2 red chili peppers, seeded and julienned
50g Premium Gochugaru (Korean red pepper flakes)
90g glutinous rice porridge (see Method)
50g minced garlic
1 tsp minced ginger
1 tsp dried anchovy powder
50g Fish Anchovy Sauce
A pinch of sesame seeds


Method

Salting the cucumbers
Dissolve 80g of salt in 1L of water. Submerge the cucumbers in the brine and leave for 5 hours, turning them over halfway through. A well-salted cucumber will yield slightly when pressed — still firm, but no longer rigid. Drain and pat dry before cutting.

Making the glutinous rice porridge
Combine 1 cup of glutinous rice with 7 cups of water in a small pot. Bring to a gentle simmer over low heat, stirring occasionally, until the mixture thickens slightly into a loose, pourable porridge. Let it cool completely before using. This ratio makes more than the 90g needed here — the rest keeps well in the refrigerator for up to a week, and works equally well in the cabbage mul-kimchi recipe.

Making the filling
Combine the gochugaru, glutinous rice porridge, minced garlic, minced ginger, dried anchovy powder, and anchovy fish sauce in a bowl. Mix well and leave to rest for 20 minutes — this is the step most people skip, and it matters. The gochugaru needs time to fully hydrate and the anchovy sauce needs time to distribute evenly before the chives go in. After 20 minutes, fold in the garlic chives and julienned red chili pepper. The filling should be vivid red and fragrant, with the chives just coated rather than buried.

Cutting and stuffing
Trim both ends of each salted cucumber. Make three cuts lengthwise through the center, stopping about 1cm from each end — the cucumber stays intact at both ends, which is what holds the filling in place.
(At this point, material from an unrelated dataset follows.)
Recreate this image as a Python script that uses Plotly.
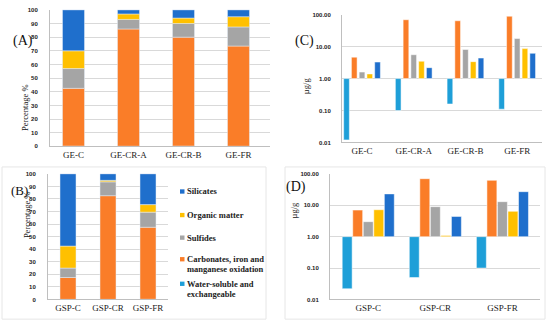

Pack the filling firmly into each pocket. Resist the urge to overfill — if too much spills out, the flavor distribution becomes uneven and the container gets messy. Use your hands to rub any remaining filling across the outside of each cucumber. Pack tightly into a clean container, pressing each one down as you go.

Eating and fermenting
Oi sobagi is good immediately — cold, crunchy, with the filling still sharp and bright. It's also good after a week in the refrigerator, when the cucumbers have softened slightly and absorbed the full depth of the filling. The fresh version is a summer snack; the fermented version is a proper banchan. Try both and decide which you prefer.

What to Eat It With

Oi sobagi pairs naturally with anything mild and starchy — plain rice, cold noodles, doenjang jjigae. The crunch and heat work as a contrast against quieter dishes, the way a good pickle anchors a rich plate. It also belongs on any larger Korean spread, bringing the brightness and texture that heavier dishes need nearby. On its own, straight from the container on a hot afternoon, it's also completely acceptable.

Oi sobagi is the kind of recipe you make once and then find yourself making every summer after that — usually in larger batches than the time before. The technique is fast to learn, the ingredients are easy to find, and the result is immediate enough to feel like a reward the same evening.

Make it while cucumbers are good. Eat it tonight, and again next week.


Kimchi Master Lee Ha-yeon

About Kimchi Master Lee Ha-yeon

Kimchi Master Lee Ha-yeon is Republic of Korea Food Master No. 58, designated in 2014 for her haemuul ssekbakji — a seafood-and-radish kimchi reconstructed from an 1809 Joseon-era recipe that is widely credited as the work that established her reputation. She runs the Lee Ha-yeon Kimchi Cultural Institute in Namyangju, offering kimchi education programs, and is the founder of Bongwoori, a Korean fine dining restaurant with locations in Yeoksam and Euljiro, Seoul — selected for Seoul's 100 Best Restaurants list in 2024 — as well as an online kimchi shop at bongkimchi.co.kr. Her book Byeolbyeol Kimchi, covering 78 kimchi varieties and their regional and historical contexts, was published in 2025.


FAQ

What kind of cucumber works best?
Korean cucumbers — thin-skinned, firm, and less watery than Western varieties — are ideal if you can find them at a Korean or Asian grocery store. In the US, Persian cucumbers are a good substitute: similar in size and density, with fewer seeds. Regular English cucumbers work too, though their higher water content means the filling may loosen slightly over time. Whatever you use, look for cucumbers that feel dense and firm when you press them.

Can I make this without anchovy sauce?
The anchovy fish sauce adds umami depth that's hard to replicate directly, but the recipe works without it. For a vegetarian version, substitute with a good soy sauce — the salt level will be similar, though the flavor will be cleaner and less complex. Reduce the amount slightly, as soy sauce can be saltier by volume than anchovy sauce.

Fresh versus fermented — is there a real difference?
Yes, and both are worth trying. Fresh oi sobagi has crisp cucumber, bright garlic, and forward heat from the gochugaru. After a week in the refrigerator, the cucumbers soften slightly, the heat mellows, and the filling integrates into a more rounded, cohesive flavor. Neither is better — they're essentially two different dishes made from the same batch.

I have leftover glutinous rice porridge from making mul-kimchi. Can I use it here?
Yes — that's exactly what it's for. The porridge keeps well in the refrigerator for up to a week. If you're making both recipes in the same session, prepare a larger batch of porridge at the start and divide it between the two.